So, coming up with a plan to show off a bit of what I’ve learned this year, I figured I’d go back to the basics. We started this blog a little more than a year ago (just 2 months before Charcutepalooza took off), and a month into writing the blog I decided to make cassoulet for a family New Year’s Eve party. I was pretty proud of that dish and the prep that it took to pull it all together. It gave me an excuse to try my hand at duck confit, which I had been itching to try, and I don’t really need anyone to twist my arm too hard to get me to make garlic sausages or to cure a slab of bacon! To quote Bourdain on cassoulet: “This is a great, not very difficult dish to make, and it doesn’t take much time — if you spread the work over three days.” That’s been a pretty typical sentiment expressed over the course of the year as folks have taken the time to grind, stuff, pack, emulsify, smoke, bake, cure, and dry whole cuts of meat, all sorts of salumi, pancetta, guanciale, sausages of every kind, and various other salted pig, duck, goose, rabbit, chicken, and cow parts. These charcutepalooza cooks are resourceful, creative, funny, and patient!
As much fun as that cassoulet was to make (and to eat), I didn’t feel like repeating (not for this month’s challenge at least, but I will definitely make that dish again. It’s a crowd pleaser). To come full circle, I decided to return to Bourdain’s Les Halles Cookbook, to the Big Classics section, to make choucroute garnie. I have also been reading Jane Grigson’s Charcuterie and French Pork Cookery, and that kind of cemented it. Choucroute it was! Plus, how can you not cap off a year of charcuterie projects with a recipe whose headnote begins,
“Oh, steaming heap of pork! Thy glistening hues of white and gray and pink! The aromatic waft of sauerkraut, redolent of Germans pouring across the border (yet again) into France with their bacon and their sausages! This is not a dish. This is a party!”
Poetic, Tony. Bourdain also mentions that the hardest part about this dish might be sourcing the ingredients, that you could be hard-pressed to find smoked pork loin, high quality sauerkraut, or good salted pork belly in your neck of the woods. HA! Not only can I find those things, I can MAKE them! This dish would also cover the basics of fermentation, curing, drying, brining, smoking, and braising.
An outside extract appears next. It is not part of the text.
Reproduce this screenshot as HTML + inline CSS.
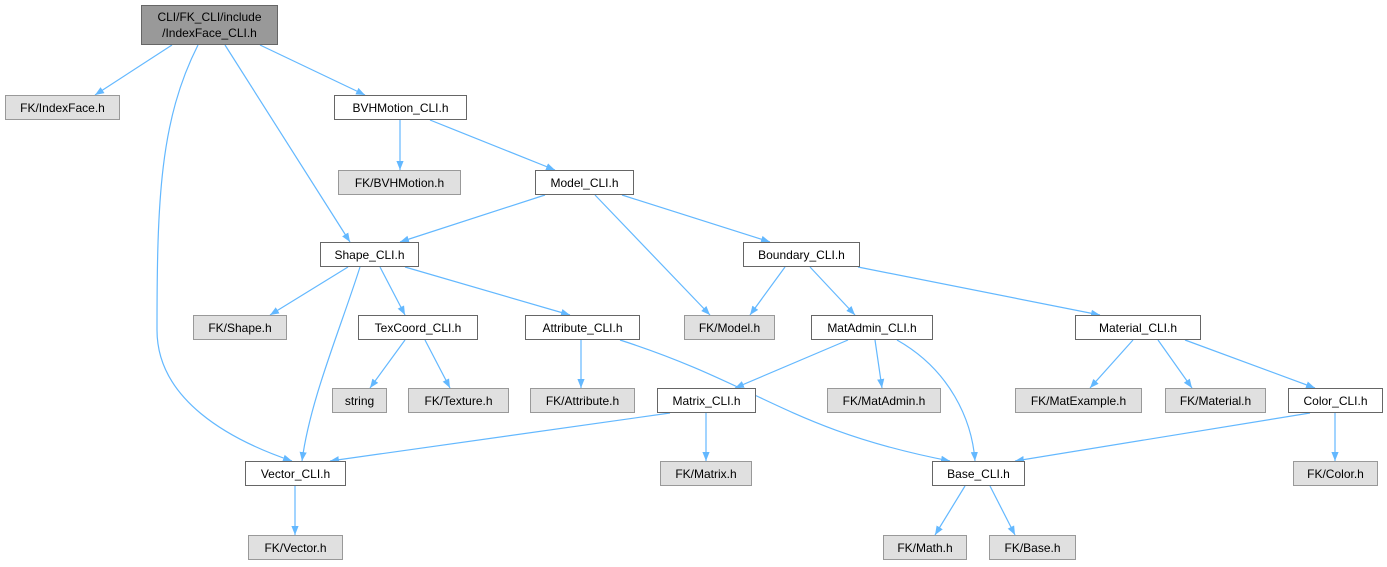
<!DOCTYPE html>
<html><head><meta charset="utf-8"><style>
html,body{margin:0;padding:0;background:#fff;width:1387px;height:567px;overflow:hidden}
svg{display:block}
text{font-family:"Liberation Sans",Arial,sans-serif;font-size:12px;fill:#000}
</style></head><body>
<svg width="1387" height="567" viewBox="0 0 1387 567" xmlns="http://www.w3.org/2000/svg">
<defs><marker id="a" viewBox="0 0 10 10" refX="10" refY="5" markerWidth="9" markerHeight="9" orient="auto" markerUnits="userSpaceOnUse"><path d="M0,1 L10,5 L0,9 z" fill="#63b8ff"/></marker></defs>
<g fill="none" stroke="#63b8ff" stroke-width="1.2" marker-end="url(#a)">
<path d="M172,45 L95,95"/>
<path d="M198,45 C160,120 157,200 157,330 C157,400 230,440 292,461"/>
<path d="M225,45 L350,242"/>
<path d="M260,45 L365,95"/>
<path d="M400,120 L400,170"/>
<path d="M430,120 L555,170"/>
<path d="M545,195 L400,242"/>
<path d="M595,195 L710,315"/>
<path d="M622,195 L770,242"/>
<path d="M348,267 L270,315"/>
<path d="M380,267 L405,315"/>
<path d="M405,267 L570,315"/>
<path d="M360,267 C340,330 310,400 302,461"/>
<path d="M785,267 L750,315"/>
<path d="M810,267 L855,315"/>
<path d="M858,267 L1100,315"/>
<path d="M405,340 L370,388"/>
<path d="M425,340 L450,388"/>
<path d="M581,340 L581,388"/>
<path d="M620,340 C760,385 790,430 950,461"/>
<path d="M848,340 L735,388"/>
<path d="M875,340 L882,388"/>
<path d="M897,340 C950,370 972,420 975,461"/>
<path d="M1133,340 L1090,388"/>
<path d="M1158,340 L1192,388"/>
<path d="M1185,340 L1315,388"/>
<path d="M670,413 L330,461"/>
<path d="M706,413 L706,461"/>
<path d="M1310,413 L1015,461"/>
<path d="M1335,413 L1335,461"/>
<path d="M295,486 L295,535"/>
<path d="M965,486 L935,535"/>
<path d="M990,486 L1015,535"/>
</g>
<g stroke-width="1">
<rect x="141.5" y="5.5" width="136" height="39" fill="#999" stroke="#666"/>
<text x="209.5" y="21" text-anchor="middle">CLI/FK_CLI/include</text>
<text x="209.5" y="37" text-anchor="middle">/IndexFace_CLI.h</text>
</g>
<g stroke="#666" stroke-width="1">
<rect x="5.5" y="95.5" width="114" height="24" fill="#e0e0e0" stroke="#999"/>
<rect x="334.5" y="95.5" width="132" height="24" fill="#fff"/>
<rect x="338.5" y="170.5" width="122" height="24" fill="#e0e0e0" stroke="#999"/>
<rect x="535.5" y="170.5" width="98" height="24" fill="#fff"/>
<rect x="320.5" y="242.5" width="98" height="24" fill="#fff"/>
<rect x="743.5" y="242.5" width="116" height="24" fill="#fff"/>
<rect x="193.5" y="315.5" width="93" height="24" fill="#e0e0e0" stroke="#999"/>
<rect x="358.5" y="315.5" width="119" height="24" fill="#fff"/>
<rect x="525.5" y="315.5" width="114" height="24" fill="#fff"/>
<rect x="684.5" y="315.5" width="90" height="24" fill="#e0e0e0" stroke="#999"/>
<rect x="811.5" y="315.5" width="121" height="24" fill="#fff"/>
<rect x="1075.5" y="315.5" width="125" height="24" fill="#fff"/>
<rect x="332.5" y="388.5" width="54" height="24" fill="#e0e0e0" stroke="#999"/>
<rect x="408.5" y="388.5" width="100" height="24" fill="#e0e0e0" stroke="#999"/>
<rect x="530.5" y="388.5" width="104" height="24" fill="#e0e0e0" stroke="#999"/>
<rect x="657.5" y="388.5" width="98" height="24" fill="#fff"/>
<rect x="827.5" y="388.5" width="113" height="24" fill="#e0e0e0" stroke="#999"/>
<rect x="1015.5" y="388.5" width="126" height="24" fill="#e0e0e0" stroke="#999"/>
<rect x="1165.5" y="388.5" width="100" height="24" fill="#e0e0e0" stroke="#999"/>
<rect x="1288.5" y="388.5" width="94" height="24" fill="#fff"/>
<rect x="245.5" y="461.5" width="100" height="24" fill="#fff"/>
<rect x="660.5" y="461.5" width="91" height="24" fill="#e0e0e0" stroke="#999"/>
<rect x="932.5" y="461.5" width="92" height="24" fill="#fff"/>
<rect x="1293.5" y="461.5" width="84" height="24" fill="#e0e0e0" stroke="#999"/>
<rect x="248.5" y="535.5" width="94" height="24" fill="#e0e0e0" stroke="#999"/>
<rect x="883.5" y="535.5" width="83" height="24" fill="#e0e0e0" stroke="#999"/>
<rect x="989.5" y="535.5" width="86" height="24" fill="#e0e0e0" stroke="#999"/>
</g>
<g text-anchor="middle">
<text x="62.5" y="112">FK/IndexFace.h</text>
<text x="400.5" y="112">BVHMotion_CLI.h</text>
<text x="399.5" y="187">FK/BVHMotion.h</text>
<text x="584.5" y="187">Model_CLI.h</text>
<text x="369.5" y="259">Shape_CLI.h</text>
<text x="801.5" y="259">Boundary_CLI.h</text>
<text x="240" y="332">FK/Shape.h</text>
<text x="418" y="332">TexCoord_CLI.h</text>
<text x="582.5" y="332">Attribute_CLI.h</text>
<text x="729.5" y="332">FK/Model.h</text>
<text x="872" y="332">MatAdmin_CLI.h</text>
<text x="1138" y="332">Material_CLI.h</text>
<text x="359.5" y="405">string</text>
<text x="458.5" y="405">FK/Texture.h</text>
<text x="582.5" y="405">FK/Attribute.h</text>
<text x="706.5" y="405">Matrix_CLI.h</text>
<text x="884" y="405">FK/MatAdmin.h</text>
<text x="1078.5" y="405">FK/MatExample.h</text>
<text x="1215.5" y="405">FK/Material.h</text>
<text x="1335.5" y="405">Color_CLI.h</text>
<text x="295.5" y="478">Vector_CLI.h</text>
<text x="706" y="478">FK/Matrix.h</text>
<text x="978.5" y="478">Base_CLI.h</text>
<text x="1335.5" y="478">FK/Color.h</text>
<text x="295.5" y="552">FK/Vector.h</text>
<text x="925" y="552">FK/Math.h</text>
<text x="1032.5" y="552">FK/Base.h</text>
</g>
</svg>
</body></html>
What better to celebrate a year of meat?
Here was the final tally for Sunday night’s dinner: saucisson sec, garlic dill pickles, sauerkraut, Hank Shaw’s brown country mustard, boudin blanc, smoked pork loin, and a good hunk of of juniper-and-bay-cured and smoked pork belly.
I’m already planning variations for the next time I make this. Smoked ham hocks will go into the pot for sure, then maybe Chicago-style beef hot dogs, or Brian Polcyn’s holiday kielbasa, perhaps a few legs of duck confit or boudin noir, or a stuffed trotter? As with the cassoulet, you realize after you make it that it’s not as fussy as you thought it might be. That once you have the ingredients (having found them online or in some local shop, or if you’ve dried, cured, or smoked them yourself), it’s bound to taste good.
Looking back at a year of our Charcutepalooza Challenge posts, here are some favorites:
- Brown Butter Bourbon Maple Bacon Ice Cream (A variation on Alex and Aki’s brown butter ice cream from Ideas in Food; the addition of candied bacon seemed like a natural progression.)
- Building the Perfect Reuben (From scratch, with corned tongue. It was a whole lot of work for one awesome sandwich.)
- Cold Smoked Fried Chicken (Not actually a Charcutepalooza post, but extra-credit; related because of the cold-smoking technique and homemade rig, which you should totally try.)
- What’s Gonna Work? Teamwork! (Chicken and pork sausages with tomato and basil, with some help in the kitchen from a certain 2 1/2 year old.)
- The Great Return of the Hot Dog (Is there any better way to celebrate the 4th of July than with good friends and homemade hot dogs?)
I enjoyed following along with the many other Charcutepalooza participants this year, to see the creativity and hard work that went into so many different projects. It was great to read about successes and failures in the kitchen, draw inspiration for future dishes, and to learn tips from cooks trying out some of the same things for the first time. What a resource! Many people have already mentioned the online community that developed (through blog comments, Facebook group pages, and Twitter #charcutepalooza chats and banter) as an unexpected and positive outcome of cooking through the challenges, and I certainly echo that sentiment. My Google Reader is overflowing with recently discovered blogs full of great ideas, pictures, and writing. We were happy to cook along at home and to experiment ourselves (pates, ballotines, meat pie, new kinds of sausages, Canadian bacon, and corned tongue, just to mention a few). Thanks for checking out so many of our posts. Cheers!